# [WHAT YOU WILL DO]
Everything from the first line of the data below through the line that contains "const layerLightFitY = [4.8e-15, 1.9e-17];" should be written out exactly, please, and nothing more; the pictures stay out.

◆ ◆ ◆ ◆ ◆

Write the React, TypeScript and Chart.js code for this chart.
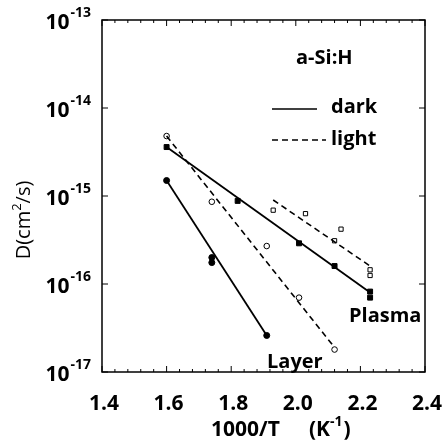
import React, { useEffect, useRef } from "react";
import { Chart, registerables } from "chart.js";
Chart.register(...registerables);

// Plasma-deposited film
const plasmaDarkX = [1.6, 1.82, 2.01, 2.12, 2.23, 2.23];
const plasmaDarkY = [3.6e-15, 8.8e-16, 2.9e-16, 1.6e-16, 8.2e-17, 7.0e-17];
const plasmaDarkFitX = [1.6, 2.23];
const plasmaDarkFitY = [3.6e-15, 8.0e-17];

const plasmaLightX = [1.93, 2.03, 2.14, 2.12, 2.23, 2.23];
const plasmaLightY = [6.9e-16, 6.3e-16, 4.2e-16, 3.1e-16, 1.45e-16, 1.25e-16];
const plasmaLightFitX = [1.93, 2.23];
const plasmaLightFitY = [9.0e-16, 1.6e-16];

// Layer
const layerDarkX = [1.6, 1.74, 1.74, 1.91];
const layerDarkY = [1.5e-15, 2.0e-16, 1.75e-16, 2.6e-17];
const layerDarkFitX = [1.6, 1.91];
const layerDarkFitY = [1.5e-15, 2.6e-17];

const layerLightX = [1.6, 1.74, 1.91, 2.01, 2.12];
const layerLightY = [4.8e-15, 8.6e-16, 2.7e-16, 7.0e-17, 1.8e-17];
const layerLightFitX = [1.6, 2.12];
const layerLightFitY = [4.8e-15, 1.9e-17];

const xTickValues = [1.4, 1.6, 1.8, 2.0, 2.2, 2.4];
const xTickLabels = ["1.4", "1.6", "1.8", "2.0", "2.2", "2.4"];
const yTickExponents = [-13, -14, -15, -16, -17];

const FONT = '"Open Sans", "DejaVu Sans", sans-serif';

const pts = (xs: number[], ys: number[]) => xs.map((x, i) => ({ x, y: ys[i] }));

const decor = {
  id: "decor",
  afterDraw(chart: any) {
    const { ctx, chartArea: a } = chart;
    const xs = chart.scales.x;
    const ys = chart.scales.y;
    ctx.save();
    ctx.strokeStyle = "#000";
    ctx.fillStyle = "#000";
    ctx.lineWidth = 1.5;
    ctx.strokeRect(a.left, a.top, a.right - a.left, a.bottom - a.top);
    const seg = (x1: number, y1: number, x2: number, y2: number) => {
      ctx.beginPath();
      ctx.moveTo(x1, y1);
      ctx.lineTo(x2, y2);
      ctx.stroke();
    };
    ctx.lineWidth = 1;
    for (let i = 0; i <= 25; i++) {
      const px = xs.getPixelForValue(1.4 + i * 0.04);
      const len = i % 5 === 0 ? 6 : 3;
      seg(px, a.bottom, px, a.bottom - len);
      seg(px, a.top, px, a.top + len);
    }
    yTickExponents.forEach((e) => {
      const py = ys.getPixelForValue(Math.pow(10, e));
      seg(a.left, py, a.left + 6, py);
      seg(a.right, py, a.right - 6, py);
    });

    // x tick labels
    ctx.font = `bold 21px ${FONT}`;
    ctx.textAlign = "center";
    ctx.textBaseline = "middle";
    xTickValues.forEach((v, i) => {
      ctx.fillText(xTickLabels[i], xs.getPixelForValue(v) + 2, a.bottom + 32);
    });

    // y tick labels 10^e
    yTickExponents.forEach((e) => {
      const py = ys.getPixelForValue(Math.pow(10, e));
      const sup = String(e);
      ctx.font = `bold 14px ${FONT}`;
      const sw = ctx.measureText(sup).width;
      const right = a.left - 11;
      ctx.textAlign = "right";
      ctx.textBaseline = "middle";
      ctx.fillText(sup, right, py - 7);
      ctx.font = `bold 21px ${FONT}`;
      ctx.fillText("10", right - sw - 1, py + 3);
    });

    // x title
    ctx.textBaseline = "middle";
    ctx.textAlign = "left";
    ctx.font = `bold 21px ${FONT}`;
    ctx.fillText("1000/T", 211, 430);
    ctx.fillText("(K", 309, 430);
    const kw = ctx.measureText("(K").width;
    ctx.font = `bold 14px ${FONT}`;
    ctx.fillText("-1", 309 + kw, 422);
    const sw1 = ctx.measureText("-1").width;
    ctx.font = `bold 21px ${FONT}`;
    ctx.fillText(")", 309 + kw + sw1 + 1, 430);

    // y title
    ctx.save();
    ctx.translate(24, 220);
    ctx.rotate(-Math.PI / 2);
    ctx.font = `20px ${FONT}`;
    const t1 = "D(cm";
    const t2 = "2";
    const t3 = "/s)";
    const w1 = ctx.measureText(t1).width;
    ctx.font = `13px ${FONT}`;
    const w2 = ctx.measureText(t2).width;
    ctx.font = `20px ${FONT}`;
    const w3 = ctx.measureText(t3).width;
    let sx = -(w1 + w2 + w3) / 2;
    ctx.textAlign = "left";
    ctx.fillText(t1, sx, 0);
    sx += w1;
    ctx.font = `13px ${FONT}`;
    ctx.fillText(t2, sx, -7);
    sx += w2;
    ctx.font = `20px ${FONT}`;
    ctx.fillText(t3, sx, 0);
    ctx.restore();

    // legend
    ctx.font = `bold 20px ${FONT}`;
    ctx.textAlign = "left";
    ctx.fillText("a-Si:H", 296, 58);
    ctx.lineWidth = 1.5;
    seg(272, 109, 317, 109);
    ctx.setLineDash([6, 4]);
    seg(272, 140, 326, 140);
    ctx.setLineDash([]);
    ctx.fillText("dark", 331, 107);
    ctx.fillText("light", 331, 139);

    // annotations
    ctx.fillText("Plasma", 349, 316);
    ctx.fillText("Layer", 267, 362);
    ctx.restore();
  },
};

export default function App() {
  const ref = useRef<HTMLCanvasElement | null>(null);
  useEffect(() => {
    if (!ref.current) return;
    const solid = (xs: number[], ys: number[]) => ({
      type: "line" as const,
      data: pts(xs, ys),
      borderColor: "#000",
      borderWidth: 1.8,
      pointRadius: 0,
      showLine: true,
      fill: false,
    });
    const dashed = (xs: number[], ys: number[]) => ({
      ...solid(xs, ys),
      borderWidth: 1.6,
      borderDash: [6, 4],
    });
    const marks = (xs: number[], ys: number[], style: string, filled: boolean, r: number) => ({
      type: "scatter" as const,
      data: pts(xs, ys),
      pointStyle: style,
      pointRadius: r,
      pointBackgroundColor: filled ? "#000" : "#fff",
      pointBorderColor: "#000",
      pointBorderWidth: 1,
      showLine: false,
    });
    const chart = new Chart(ref.current, {
      type: "scatter",
      data: {
        datasets: [
          solid(plasmaDarkFitX, plasmaDarkFitY),
          dashed(plasmaLightFitX, plasmaLightFitY),
          solid(layerDarkFitX, layerDarkFitY),
          dashed(layerLightFitX, layerLightFitY),
          marks(plasmaDarkX, plasmaDarkY, "rect", true, 3.5),
          marks(plasmaLightX, plasmaLightY, "rect", false, 3),
          marks(layerDarkX, layerDarkY, "circle", true, 3),
          marks(layerLightX, layerLightY, "circle", false, 2.8),
        ] as any,
      },
      options: {
        responsive: false,
        animation: false,
        devicePixelRatio: 1,
        layout: { padding: { left: 102, top: 20, right: 18, bottom: 72 } },
        plugins: { legend: { display: false }, tooltip: { enabled: false } },
        scales: {
          x: { type: "linear", min: 1.4, max: 2.4, display: false },
          y: { type: "logarithmic", min: 1e-17, max: 1e-13, display: false },
        },
      },
      plugins: [decor],
    });
    return () => chart.destroy();
  }, []);
  return (
    <div style={{ position: "fixed", left: 0, top: 0, width: 443, height: 444, background: "#fff" }}>
      <canvas ref={ref} width={443} height={444} style={{ width: 443, height: 444 }} />
    </div>
  );
}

◆ ◆ ◆ ◆ ◆

# [FULL OUTPUT]
Write the React, TypeScript and Chart.js code for this chart.
import React, { useEffect, useRef } from "react";
import { Chart, registerables } from "chart.js";
Chart.register(...registerables);

// Plasma-deposited film
const plasmaDarkX = [1.6, 1.82, 2.01, 2.12, 2.23, 2.23];
const plasmaDarkY = [3.6e-15, 8.8e-16, 2.9e-16, 1.6e-16, 8.2e-17, 7.0e-17];
const plasmaDarkFitX = [1.6, 2.23];
const plasmaDarkFitY = [3.6e-15, 8.0e-17];

const plasmaLightX = [1.93, 2.03, 2.14, 2.12, 2.23, 2.23];
const plasmaLightY = [6.9e-16, 6.3e-16, 4.2e-16, 3.1e-16, 1.45e-16, 1.25e-16];
const plasmaLightFitX = [1.93, 2.23];
const plasmaLightFitY = [9.0e-16, 1.6e-16];

// Layer
const layerDarkX = [1.6, 1.74, 1.74, 1.91];
const layerDarkY = [1.5e-15, 2.0e-16, 1.75e-16, 2.6e-17];
const layerDarkFitX = [1.6, 1.91];
const layerDarkFitY = [1.5e-15, 2.6e-17];

const layerLightX = [1.6, 1.74, 1.91, 2.01, 2.12];
const layerLightY = [4.8e-15, 8.6e-16, 2.7e-16, 7.0e-17, 1.8e-17];
const layerLightFitX = [1.6, 2.12];
const layerLightFitY = [4.8e-15, 1.9e-17];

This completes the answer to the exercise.